La Reuter Bausch Art Gallery qui le représente, a eu l’idée de demander à l’artiste Julien Hübsch (Esch-sur-Alzette 1995), de choisir des artistes de la même génération émergente que lui pour l’exposition intitulée Forever after.
« Il y aura toujours un futur pour l’avant », ce titre est on ne peut plus juste, en ce qui concerne Julien Hübsch et ses matériaux résiduels prélevés à l’espace urbain et assemblés aussi bien en tableau, qu’en sculpture ou installation. D’où l’emprunt du titre du présent article de « peinture élargie », l’intitulé de sa classe pour sa dernière année d’études à la HGB de Leipzig.
Recyclage de traces de graffitis dans l’espace public, mais aussi de dégradations et de vandalisme, expressions de la révolte contemporaine contre le consumérisme, font de Julien Hübsch et de ses transformations plastiques, un synthétiseur de l’époque. D’où l’engouement pour ses créations, comme des restes archéologiques retrouvant une nouvelle vile par le geste de la création. On rappellera qu’il a séduit le CAL cette année en remportant le Prix Grand-Duc Adolphe, qu’il exposera en février à la galerie Dominique Lang de Dudelange, tout juste de retour d’une résidence de recherche à la Cité des Arts à Paris, avant de partir pour une autre résidence la Fondation Darling de Montréal.
On peut penser que c’est beaucoup, peut-être même prématuré par rapport à l’évolution de sa carrière, mais le choix par Julien Hübsch de Kolja Kärtner Sainz né en 1998 à Leipzig où il travaille et étudie encore à l’Akademie der Bildenden Künste et de Minh Phuong Nguyen, née en 1999 en Allemagne de parents émigrés vietnamiens, est un exemple des moyens d’expression des jeunes pousses (ici en l’occurrence, de l’école allemande). Certes, c’est un défi de décrypter un sens commun avec le travail de Hübsch : les expressions de Kolja Kärtner Sainz et de Minh Phuong Nguyen sont très éloignées de son approche, voire entre elles.
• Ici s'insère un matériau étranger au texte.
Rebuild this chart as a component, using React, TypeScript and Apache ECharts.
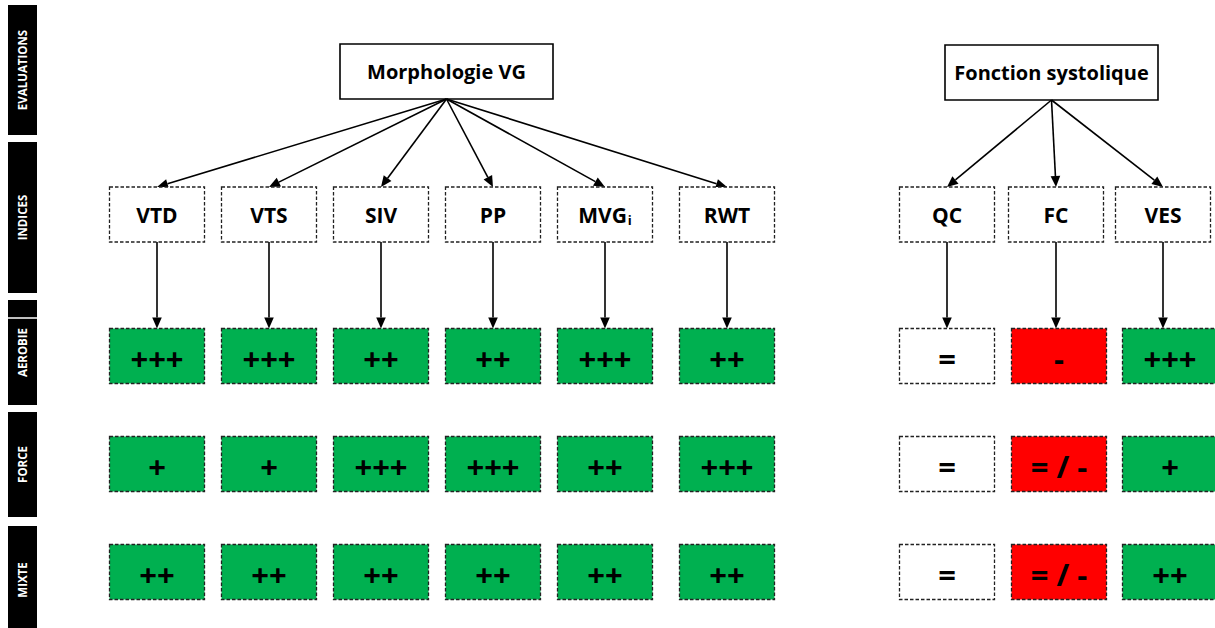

Il faut donc garder en tête que Forever after est le mot clé commun des trois modes de pensée. L’accrochage commence par deux productions récentes de Julien Hübsch, très simplifiées par rapport à l’assemblage des matériaux multiples antérieurs. (Untitled combination_1 et _2). Ce sont deux combinaisons de cinq et neuf bâches de palissades de chantiers provenant du site industriel du futur quartier d’habitation de la Metzerschmelz. Maillage grossier, plastique bleu vernis, noir ou blanc froissé. L’expression picturale de ce que l’on voit, existe par l’assemblage des matières et des tonalités juxtaposées, le montage sur cadre. On dirait une palette de couleurs prête à l’usage, alors que la matière fait l’œuvre avec ses disruptions, comme cette fine bande orange ou celle bleu canard.
Blech, une tôle pliée par la contrainte d’une barre en bois transversale, devient tableau par l’insertion dans un cadre. Hübsch n’a jamais montré cette œuvre parce qu’il n’avait pas encore trouvé de contexte propice. Blech date de 2020 et fonctionne parfaitement en diptyque, le dialogue est comme indissociable avec l’extension spatiale de Beak #1 de Kolja Kärtner Sainz : un carré noir qui se désagrège, des reflets argent et un fond jaune.
L’instant. Voilà le thème des peintures de Sainz. Le travail sur la distorsion de l’espace et du temps est parfaitement illustré par Fast Forward #2. Il n’y a pas d’étape antérieure au travail à l’huile et encre sur toile. Sainz revient à une recherche picturale directe du moment où l’espace géométrique est dissout par l’espace-temps. Le signe µ que l’on retrouve au bas de Soft Pocket ou traversant tout l’espace de untitelded (extended) en donne l’interprétation littérale.
On peut s’aider des titres pour tenter de comprendre l’ambiguïté entre deux cultures de Minh Phuong Nguyen : Pay to play, good game, one day we will be rich, ont la couleur verte d’un tapis de table de jeu et représentent des rituels traditionnels de la famille vietnamienne de Minh Phuong Nguyen. Brûler de l’argent pour s’enrichir est en soi déjà contradictoire. On en vient à ressentir un sentiment encore plus troublant devant le diptyque au chrysanthème, symbole de beauté et de bonheur, ici en train de se faner, everything and nothing at all… Minh Phuong Nguyen, doit-elle se détacher d’un passé en passant à un autre mode de représentation pour le futur ? L’indice est presque trop évident avec burning it. Une brûlure qui entoure, a-t-on cru deviner les contours de la République du Viêt Nam comme traversée d’une couronne d’épines sur fond couleur de chair. L’interprétation est en contradiction avec ce que sera le futur.